This book contain collection of 7 books
1. A Treatise of Human Nature [1739]
2. An Enquiry Concerning Human Understanding
3. Enquiry into the Principles of Morals [1751]
4. Of Suicide [1755, unpublished until 1777]
5. The Natural History of Religion
6. My Own Life [1776]
7. Dialogues Concerning Natural Religion [1779]
About the Author
David Hume, 1711-1776
Philosopher and historian, second son of Joseph Hume, of Ninewells, Berwickshire, was born and educated in Edinburgh, and was intended for the law.
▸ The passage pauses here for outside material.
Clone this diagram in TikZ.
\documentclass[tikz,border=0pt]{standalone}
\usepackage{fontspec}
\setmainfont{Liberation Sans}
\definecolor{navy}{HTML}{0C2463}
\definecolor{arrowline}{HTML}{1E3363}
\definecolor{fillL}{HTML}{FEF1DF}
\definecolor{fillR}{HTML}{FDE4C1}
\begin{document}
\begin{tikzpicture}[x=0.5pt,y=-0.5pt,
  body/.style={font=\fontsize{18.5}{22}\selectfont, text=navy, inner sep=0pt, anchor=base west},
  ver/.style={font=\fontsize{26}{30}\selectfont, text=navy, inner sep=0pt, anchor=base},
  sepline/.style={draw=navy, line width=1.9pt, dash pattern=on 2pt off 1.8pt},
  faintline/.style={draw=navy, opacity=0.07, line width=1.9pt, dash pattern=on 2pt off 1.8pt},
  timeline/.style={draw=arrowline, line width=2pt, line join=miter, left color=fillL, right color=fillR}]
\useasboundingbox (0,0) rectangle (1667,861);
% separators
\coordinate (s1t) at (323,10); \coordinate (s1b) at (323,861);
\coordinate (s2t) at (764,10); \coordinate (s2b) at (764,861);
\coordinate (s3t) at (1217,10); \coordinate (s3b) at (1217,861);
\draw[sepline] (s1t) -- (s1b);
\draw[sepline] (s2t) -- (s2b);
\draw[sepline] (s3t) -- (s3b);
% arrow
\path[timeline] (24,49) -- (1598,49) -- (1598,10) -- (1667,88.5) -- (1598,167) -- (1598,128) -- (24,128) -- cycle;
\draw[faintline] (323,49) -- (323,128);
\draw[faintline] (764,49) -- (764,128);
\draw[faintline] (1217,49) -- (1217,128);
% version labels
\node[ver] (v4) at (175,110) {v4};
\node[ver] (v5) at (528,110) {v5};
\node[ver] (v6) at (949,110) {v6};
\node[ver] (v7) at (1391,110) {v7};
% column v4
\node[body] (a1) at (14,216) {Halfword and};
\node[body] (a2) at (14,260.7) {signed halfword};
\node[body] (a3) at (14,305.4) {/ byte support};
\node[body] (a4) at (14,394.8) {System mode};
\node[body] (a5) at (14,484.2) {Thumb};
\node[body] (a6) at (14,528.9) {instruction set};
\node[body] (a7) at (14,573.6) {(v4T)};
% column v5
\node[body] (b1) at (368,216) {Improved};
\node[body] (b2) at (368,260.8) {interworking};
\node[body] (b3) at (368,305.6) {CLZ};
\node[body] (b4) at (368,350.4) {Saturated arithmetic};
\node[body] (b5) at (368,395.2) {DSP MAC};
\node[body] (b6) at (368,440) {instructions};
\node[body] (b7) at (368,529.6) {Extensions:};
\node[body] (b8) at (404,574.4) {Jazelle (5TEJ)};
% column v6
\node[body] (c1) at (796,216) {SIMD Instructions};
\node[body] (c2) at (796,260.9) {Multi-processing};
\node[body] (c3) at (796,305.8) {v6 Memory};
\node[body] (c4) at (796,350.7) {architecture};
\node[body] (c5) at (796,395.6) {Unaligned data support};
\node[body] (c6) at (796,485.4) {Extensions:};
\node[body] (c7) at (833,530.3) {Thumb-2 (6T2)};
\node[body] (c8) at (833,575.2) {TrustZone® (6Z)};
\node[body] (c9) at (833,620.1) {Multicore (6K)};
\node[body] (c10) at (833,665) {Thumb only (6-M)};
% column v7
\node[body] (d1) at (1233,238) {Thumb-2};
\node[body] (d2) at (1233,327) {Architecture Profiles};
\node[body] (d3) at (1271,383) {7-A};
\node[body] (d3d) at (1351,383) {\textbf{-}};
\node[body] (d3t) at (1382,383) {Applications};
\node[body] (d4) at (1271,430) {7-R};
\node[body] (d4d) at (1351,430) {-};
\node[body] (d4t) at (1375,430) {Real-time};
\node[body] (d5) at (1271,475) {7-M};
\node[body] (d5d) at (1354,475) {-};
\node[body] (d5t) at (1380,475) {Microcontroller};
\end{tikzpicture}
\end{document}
For this, however, he had no aptitude, and commercial pursuits into which he was initiated in a counting-house in Bristol proving equally uncongenial, he was permitted to follow out his literary bent, and in 1734 went to France, where he passed three years at Rheims and La Flèche in study, living on a small allowance made him by his father. In 1739 he published anonymously his Treatise on Human Nature, which attracted little attention. Having returned to Scotland, he wrote at Ninewells his Essays, Moral and Philosophical (1741–42). He now became desirous of finding some employment which would put him in a position of independence, and having been unsuccessful in his candidature for the Chair of Moral Philosophy in Edinburgh, he became in 1745 governor to the Marquis of Annandale, a nobleman whose state was little removed from insanity. Two years later he accepted the more congenial appointment of Judge–Advocate-General to General St. Clair on his expedition to Port L’Orient, and in 1748 accompanied him on a diplomatic mission to France, whence he passed on to Vienna and Turin.